Pinehurst’s migration toward more natural settings began with the highly-acclaimed 2011 restoration of Pinehurst No. 2, which took the course back to Ross’ vision. The success of that project, shown in the enthusiasm of guests and members, was influential in the decision to revive more original characteristics, while creating new elements reflective of Pinehurst’s origins.
“The overwhelmingly positive feedback we received from the work on No. 2 encouraged us to explore options that are a continuation of that effort,” Dedman said. “We think this is a thoughtful approach to the evolution of golf at Pinehurst, and we think Gil Hanse, with his timeless and natural design philosophy, is the right person for the project.”
The centerpiece of the plan will be Hanse’s complete redesign of No. 4. Hanse’s design and routing, which seeks to create a landscape similar to Pinehurst No. 2, will include exposed sand and native wire grass, wider fairways and natural topography. The project is scheduled to begin in fall 2017 with the course reopening in fall 2018.

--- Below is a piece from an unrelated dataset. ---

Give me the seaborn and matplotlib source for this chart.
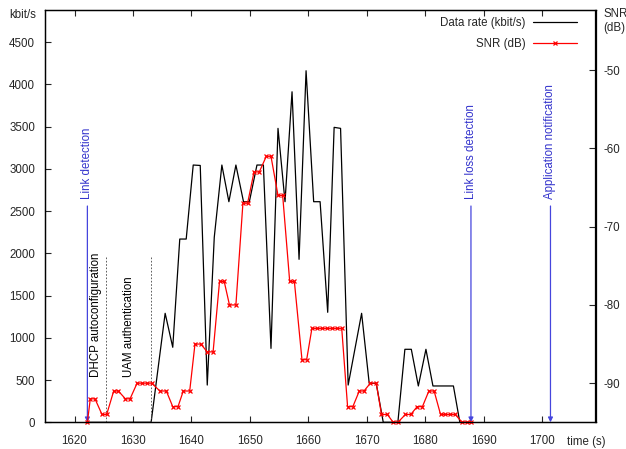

“We think this approach will create a more authentic, visually interesting golf course and one that feels in tune with its unique surrounds,” said Hanse, whose portfolio of original designs includes The Olympic Golf Course in Brazil, and whose restoration projects include The Country Club, LA Country Club, Myopia Hunt Club, Merion Golf Club and Oakland Hills Country Club, among others. “A playable, artfully shaped and conceived golf course that derives its character and appearance from the traditional golf flavor of this region is what we aspire for in our approach to Pinehurst No. 4.”
Hanse also will design a short course on 10 acres of property currently occupied by the first holes on No. 3 and No. 5. A routing is currently being developed for the course that is expected to have eight to 12 holes and feature many of the same slopes and contours that create multiple options and inspire creative play on No. 2. The project is scheduled to begin in summer 2017 and open in fall 2017.
“Fun and skill development are the most important concepts behind the short course,” said Tom Pashley, Pinehurst President and COO. “Whether you’re an avid amateur, a beginning golfer, or on an outing with golf buddies or family, the short course will offer an experience that can be enjoyed by all.”
In addition to the redesign of No. 4 and creation of a short course, No. 1 and No. 3 will eventually undergo restoration work designed to return elements of Ross’s original designs. The plan calls for changes to Maniac Hill, the country’s first driving range, that will infuse the natural elements associated with No. 2. It also includes moving and expanding Thistle Dhu, the putting course that has become a popular experience.
“While Pinehurst is the country’s most historic golf resort, we’re constantly evolving,” Dedman said. “The opening of the short course next fall, along with this summer’s opening of the Deuce brings a new level of energy and excitement to the Pinehurst experience.”